The hot toddy hails from Scotland, and relies on a combination of Scotch or other whisky, hot water and a sweetening agent like honey, sugar or syrup.

This basic formula can be augmented — often to great effect — with herbs and spices, such as cinnamon, cloves or nutmeg. A classic addition that also brings some citrusy freshness is a lemon wedge studded with whole cloves.

Generally enjoyed in cold weather, and often sipped late in the evening to facilitate sleep, the hot toddy is a versatile potion, and can be enjoyed in much the same fashion as an evening tea or after-dinner coffee. On a particularly cold or gray morning you could suck one down with breakfast, if you are so inclined, but we suspect this won’t escape the attention of coworkers or supervisors and, therefore, don’t recommend it.

The precise history of the hot toddy is unknown. But one poetic theory comes to us from the 18th-century Scottish poet Allan Ramsay.

In his 1721 poem “The Morning Interview,” Ramsay depicts a grand tea party. He describes various items by their national identity: tea from China, sugar from the West Indies, and

Scotia does no such costly tribute bring
Only some kettles full of Todian spring.

Ramsay elucidates this mysterious term in a footnote: “The Todian spring, i.e. Tod’s Well, which supplies Edinburgh with water.”
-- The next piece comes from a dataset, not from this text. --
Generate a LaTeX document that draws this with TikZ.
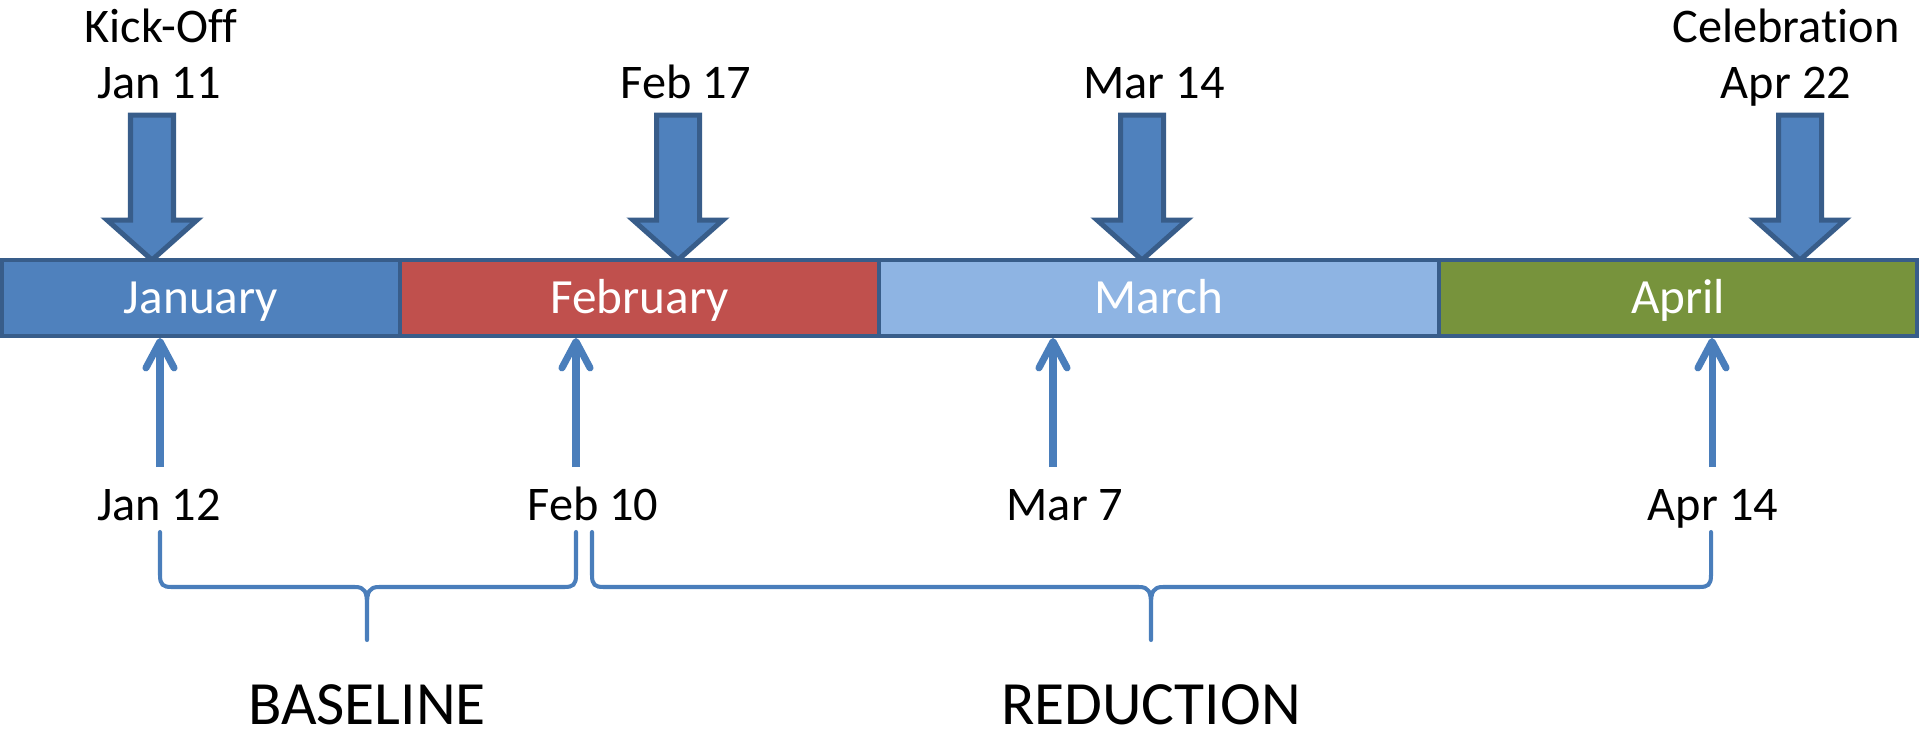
\documentclass[tikz,border=0pt]{standalone}
\usepackage{fontspec}
\setmainfont{Carlito}[Ligatures=NoCommon]
\usetikzlibrary{arrows.meta}
\definecolor{janC}{HTML}{4F81BD}
\definecolor{febC}{HTML}{C0504D}
\definecolor{marC}{HTML}{8EB4E3}
\definecolor{aprC}{HTML}{77933C}
\definecolor{edgeC}{HTML}{385D8A}
\definecolor{lineC}{HTML}{4A7EBB}
\tikzset{
  month/.style={draw=edgeC, line width=2.3pt, text=white, inner sep=0pt,
    font=\fontsize{28}{30}\selectfont, text height=17.5pt, text depth=0pt,
    minimum height=1.52cm},
  datelabel/.style={anchor=base, inner sep=0pt, font=\fontsize{27.5}{30}\selectfont},
  phaselabel/.style={anchor=base, inner sep=0pt, font=\fontsize{35}{40}\selectfont},
  thinarrow/.style={draw=lineC, line width=4pt,
    -{Straight Barb[length=15pt, width=16pt, round]}},
  bracestyle/.style={draw=lineC, line width=2.3pt, line cap=round},
  bigarrowstyle/.style={fill=janC, draw=edgeC, line width=2.85pt, line join=miter},
  bigarrow/.pic={
    \draw[bigarrowstyle] (-21.5,-145) -- (21.5,-145) -- (21.5,-40) -- (45,-40)
      -- (0,0) -- (-45,-40) -- (-21.5,-40) -- cycle;
  }
}
\newcommand\mybrace[4]{%
  \coordinate (#4a) at (#1,532);
  \coordinate (#4m) at (#2,640);
  \coordinate (#4b) at (#3,532);
  \draw[bracestyle] (#4a) -- (#1,575) .. controls (#1,585) and (#1+3,587) .. (#1+12,587)
    -- (#2-12,587) .. controls (#2-2,587) and (#2,592) .. (#2,605) -- (#4m)
    (#2,605) .. controls (#2,592) and (#2+2,587) .. (#2+12,587)
    -- (#3-12,587) .. controls (#3-3,587) and (#3,585) .. (#3,575) -- (#4b);
}
\begin{document}
\begin{tikzpicture}[x=0.02cm,y=-0.02cm]
\useasboundingbox (0,0) rectangle (1920,735);

% big arrows
\pic at (152,260) {bigarrow};
\pic at (678,260) {bigarrow};
\pic at (1142,260) {bigarrow};
\pic at (1800,260) {bigarrow};

% month bar
\node[month, fill=janC, minimum width=7.96cm] (jan) at (201,298) {January};
\node[month, fill=febC, minimum width=9.58cm] (feb) at (639.5,298) {February};
\node[month, fill=marC, minimum width=11.2cm] (mar) at (1159,298) {March};
\node[month, fill=aprC, minimum width=9.56cm] (apr) at (1678,298) {April};

% top labels
\node[datelabel] (kick) at (161,42) {Kick-Off};
\node[datelabel] (d1) at (159,98) {Jan 11};
\node[datelabel] (d2) at (686,98) {Feb 17};
\node[datelabel] (d3) at (1154,98) {Mar 14};
\node[datelabel] (celeb) at (1786,42) {Celebration};
\node[datelabel] (d4) at (1786,98) {Apr 22};

% bottom labels
\node[datelabel] (b1) at (159,520) {Jan 12};
\node[datelabel] (b2) at (593,520) {Feb 10};
\node[datelabel] (b3) at (1065,520) {Mar 7};
\node[datelabel] (b4) at (1713,520) {Apr 14};

% thin arrows
\coordinate (s1) at (160,467);
\coordinate (s2) at (576,467);
\coordinate (s3) at (1053,467);
\coordinate (s4) at (1712,467);
\draw[thinarrow] (s1) -- (s1 |- jan.south);
\draw[thinarrow] (s2) -- (s2 |- feb.south);
\draw[thinarrow] (s3) -- (s3 |- mar.south);
\draw[thinarrow] (s4) -- (s4 |- apr.south);

% braces
\mybrace{160}{367}{576}{base}
\mybrace{592}{1151}{1711}{red}
\node[phaselabel] (baseline) at (367,724) {BASELINE};
\node[phaselabel] (reduction) at (1151,724) {REDUCTION};
\end{tikzpicture}
\end{document}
In Scottish folklore this is readily understood as a reference to whisky, which is derived from the Scottish Gaelic term “uisge beatha,” or “water of life.” Sure enough, the 1786 publication of the poem “Holy Fair” by Robert Burns, Scotland’s most famous bard, employs toddy as slang for whisky—and the now mostly unread (and largely unreadable) Robbie Burns is most assuredly the final word on Scottish authenticity.

Despite its Scottish roots, well over 200 years ago the hot toddy was already being made with other brown spirits, such as Irish whiskey, dark rum, American whiskey, and brandy.

Another source of basic recipe variations calls for using tea instead of hot water. Doing so offers a plethora of flavors to toy with. A chef’s pantry of herbs and spices offers yet another fertile pasture for positive invention and variation. As in all things, be guided by your senses.

Here then we offer a classic Scottish hot toddy recipe for you to slip into.

2 ounces Highland single malt Scotch whisky, such as Dalmore 12-year-old or Macallan 12-year-old
1 to 3 ounces boiling water
1/2 ounce lemon juice
1 teaspoon honey (or brown sugar)
3 drops Angostura bitters
1 slice lemon, studded with cloves
A sprinkle of ground nutmeg
Recipe Steps: 
Into a heatproof glass or large coffee mug put the sugar, bitters, lemon juice, and clove-studded lemon slice. Add the whisky, pour in one third of the boiling water, and stir gently until the honey or sugar dissolves; add more boiling water to bring it back up to temp and fill your cup to the desired level. Dust lightly with nutmeg and serve.